Die Gleichsetzung von biologischem Geschlecht, Geschlechtsidentität, Geschlechterrolle und sexueller Orientierung hat in der Praxis für jene Personen, für die eben nicht in allen diesen Kategorien Übereinstimmung besteht zum Teil erhebliche Auswirkungen.

In der Praxis geht die Gesellschaft und auch jedes Individuum davon aus, dass ein bestimmtes, nicht näher bekanntes Individuum mit einem bestimmten Geschlecht auch bestimmte Verhaltensweisen zeigen wird beziehungsweise zeigen sollte. Entsprechend wird auch die Erziehung ausgelegt.

Von Jungen wird erwartet, sich für Mädchen zu interessieren und männliche Rollenvorgaben zu übernehmen. Daher werden Jungen oft nur männliche Rollenvorbilder nahegelegt. Homosexuelle Jungen, die an Mädchen kein Interesse haben, werden oft diszipliniert oder gar angefeindet.

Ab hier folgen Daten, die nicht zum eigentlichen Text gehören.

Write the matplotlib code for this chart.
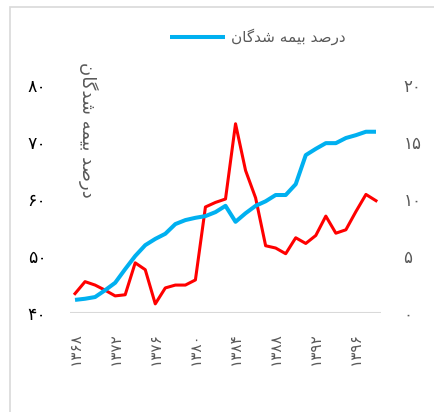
import matplotlib
matplotlib.use("Agg")
import matplotlib.pyplot as plt
from matplotlib.patches import Rectangle

plt.rcParams['font.family'] = ['DejaVu Sans']

# سال‌ها ۱۳۶۸ تا ۱۳۹۸
years = list(range(1368, 1399))
insured_pct = [42.3, 42.5, 42.8, 44.0, 45.3, 47.7, 50.0, 51.9, 53.0, 53.9,
               55.6, 56.3, 56.7, 57.0, 57.7, 58.8, 56.0, 57.5, 58.8, 59.6,
               60.7, 60.7, 62.6, 67.7, 68.8, 69.8, 69.8, 70.7, 71.2, 71.8, 71.8]
red_series = [1.7, 2.75, 2.45, 2.0, 1.5, 1.6, 4.4, 3.8, 0.8, 2.2,
              2.45, 2.45, 2.9, 9.3, 9.7, 10.0, 16.6, 12.5, 10.1, 5.9,
              5.7, 5.2, 6.6, 6.1, 6.8, 8.5, 7.0, 7.3, 8.9, 10.4, 9.85]
left_ticks = [40, 50, 60, 70, 80]
right_ticks = [0, 5, 10, 15, 20]

# "درصد بیمه شدگان" با حروف شکل‌گرفته (ترتیب نمایشی)
label_fa = "\uFEE5\uFE8E\uFB94\uFEAA\uFEB7 \uFEEA\uFEE4\uFEF4\uFE91 \uFEAA\uFEBB\uFEAD\uFEA9"

FA_DIGITS = str.maketrans("0123456789", "۰۱۲۳۴۵۶۷۸۹")


def fa(n):
    return str(n).translate(FA_DIGITS)


fig = plt.figure(figsize=(4.35, 4.12), dpi=100)
fig.patches.append(Rectangle((10 / 435, -0.2), 1.2, 1.2 - 7 / 412,
                             transform=fig.transFigure, fill=False,
                             edgecolor="#d9d9d9", lw=1.2))

ax = fig.add_axes([70 / 435, 1 - 313 / 412, 311 / 435, 228 / 412])
ax2 = ax.twinx()

x = list(range(len(years)))
ln, = ax.plot(x, insured_pct, color="#00B0F0", lw=2.9, solid_capstyle="butt",
              label=label_fa)
ax2.plot(x, red_series, color="#FF0000", lw=2.2)
ax2.set_zorder(ax.get_zorder() - 1)
ax.patch.set_visible(False)
ax.set_zorder(2)

ax.set_xlim(-0.5, len(years) - 0.5)
ax.set_ylim(40, 80)
ax2.set_ylim(0, 20)

for a in (ax, ax2):
    for s in a.spines.values():
        s.set_visible(False)
ax.axhline(40, color="#d9d9d9", lw=1.5, zorder=0)

ax.set_yticks(left_ticks)
ax.set_yticklabels([fa(v) for v in left_ticks], fontsize=12.5, color="black")
ax.tick_params(axis="y", length=0, pad=17)
ax2.set_yticks(right_ticks)
ax2.set_yticklabels([fa(v) for v in right_ticks], fontsize=12, color="#595959")
ax2.tick_params(axis="y", length=0, pad=16)

ax.set_xticks(x[::4])
ax.set_xticklabels([fa(y) for y in years[::4]], rotation=90, fontsize=11,
                   color="#595959")
ax.tick_params(axis="x", length=0, pad=14)

fig.text(88 / 435, 1 - 130 / 412, label_fa, rotation=-90, fontsize=13,
         color="#595959", ha="center", va="center")

fig.legend(handles=[ln], loc="center", bbox_to_anchor=(258 / 435, 1 - 37 / 412),
           frameon=False, fontsize=11, labelcolor="#595959", handlelength=3.6,
           handletextpad=0.4)

fig.savefig("out.png", dpi=100)
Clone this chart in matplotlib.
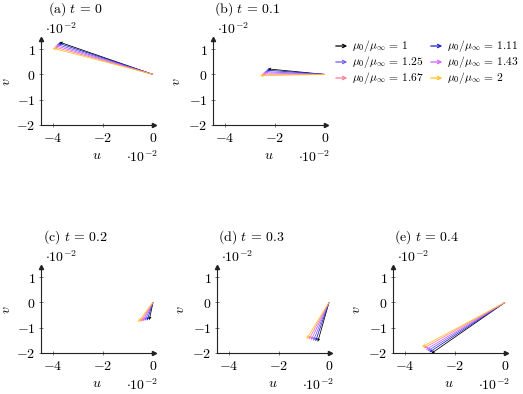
import matplotlib
matplotlib.use("Agg")
import matplotlib.pyplot as plt
import numpy as np

plt.rcParams['mathtext.fontset'] = 'cm'
plt.rcParams['font.family'] = ['DejaVu Serif']

# ---- data (values in units of 1e-2) ----
times = ["0", "0.1", "0.2", "0.3", "0.4"]
panel_tags = ["a", "b", "c", "d", "e"]
ratios = ["1", "1.11", "1.25", "1.43", "1.67", "2"]
colors = ["#000000", "#2020c8", "#6e5cff", "#d060ff", "#ff7a99", "#ffc21a"]

u_t0 = [-3.75, -3.80, -3.86, -3.91, -3.96, -4.02]
v_t0 = [1.28, 1.24, 1.19, 1.14, 1.09, 1.04]
u_t1 = [-2.30, -2.36, -2.42, -2.48, -2.54, -2.60]
v_t1 = [0.22, 0.17, 0.11, 0.06, 0.01, -0.05]
u_t2 = [-0.15, -0.24, -0.33, -0.42, -0.51, -0.60]
v_t2 = [-0.70, -0.72, -0.73, -0.75, -0.77, -0.78]
u_t3 = [-0.45, -0.54, -0.63, -0.72, -0.81, -0.90]
v_t3 = [-1.56, -1.54, -1.52, -1.49, -1.47, -1.45]
u_t4 = [-2.95, -3.03, -3.10, -3.17, -3.25, -3.32]
v_t4 = [-2.02, -1.97, -1.92, -1.87, -1.81, -1.76]

xticks = [-4, -2, 0]
yticks = [-2, -1, 0, 1]

U = [u_t0, u_t1, u_t2, u_t3, u_t4]
V = [v_t0, v_t1, v_t2, v_t3, v_t4]

W, H = 523, 394
fig = plt.figure(figsize=(W / 100, H / 100), dpi=100)

def fx(px):
    return px / W

def fy(py):
    return 1 - py / H

lefts = [41, 213, 41, 217, 393]
tops = [39, 39, 267, 267, 267]
aw, ah = 113, 86
fs = 10

for i in range(5):
    L, T = lefts[i], tops[i]
    ax = fig.add_axes([fx(L), fy(T + ah), aw / W, ah / H])
    ax.set_xlim(-4.48, 0.04)
    ax.set_ylim(-2.0, 1.4)
    for s in ["top", "right"]:
        ax.spines[s].set_visible(False)
    for s in ["left", "bottom"]:
        ax.spines[s].set_linewidth(0.8)
        ax.spines[s].set_color("#222222")
    ax.plot(1, 0, ">", color="#222222", ms=3, transform=ax.transAxes, clip_on=False)
    ax.plot(0, 1, "^", color="#222222", ms=3, transform=ax.transAxes, clip_on=False)
    ax.set_xticks(xticks)
    ax.set_yticks(yticks)
    ax.set_xticklabels([r"$%d$" % t for t in xticks], fontsize=fs)
    ax.set_yticklabels([r"$%d$" % t for t in yticks], fontsize=fs)
    ax.tick_params(direction="inout", length=3, width=0.5, color="#444444", pad=2.5)
    ax.patch.set_alpha(0)

    for j in range(len(ratios)):
        ax.quiver(0, 0, U[i][j], V[i][j], angles="xy", scale_units="xy", scale=1,
                  color=colors[j], width=0.007, headwidth=4, headlength=4.5,
                  headaxislength=4, clip_on=False, zorder=3 + j)

    fig.text(fx(L + 34), fy(T - 30), r"$\mathrm{(%s)}\ t\,=\,%s$" % (panel_tags[i], times[i]),
             ha="center", va="center", fontsize=fs)
    fig.text(fx(L + 20), fy(T - 10), r"$\cdot 10^{-2}$", ha="center", va="center", fontsize=fs)
    fig.text(fx(L + aw - 12), fy(T + ah + 32), r"$\cdot 10^{-2}$", ha="center", va="center", fontsize=fs)
    fig.text(fx(L + 56), fy(T + ah + 30), r"$u$", ha="center", va="center", fontsize=fs)
    fig.text(fx(max(L - 37, 6)), fy(T + ah / 2), r"$v$", ha="center", va="center", fontsize=fs, rotation=90)

# legend (two columns, three rows)
col_x = [333, 428]
row_y = [46, 62, 78]
for j in range(len(ratios)):
    r, c = j // 2, j % 2
    x0 = col_x[c]
    y0 = row_y[r]
    fig.add_artist(matplotlib.patches.FancyArrowPatch(
        (fx(x0), fy(y0)), (fx(x0 + 17), fy(y0)), transform=fig.transFigure,
        arrowstyle="->", mutation_scale=6, color=colors[j], lw=0.9))
    fig.text(fx(x0 + 19), fy(y0), r"$\mu_0/\mu_\infty\,=\,%s$" % ratios[j],
             ha="left", va="center", fontsize=8.3)

fig.savefig("out.png", dpi=100)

Abweichungen, z.B. Jungen die mit Puppen spielen wollen, werden als unerwünscht und korrekturbedürftig angesehen.

Das führt dazu, dass Betroffene ihre eigenen Gefühle als von den Erwartungen der Gesellschaft abweichend erleben oft verbunden mit dem Gefühl der Andersartigkeit und der Einsamkeit. Für die Betroffenen ist ein aktiver gedanklicher Schritt notwendig, um sich von den gesellschaftlichen Erwartungen zu emanzipieren (siehe auch Coming-Out).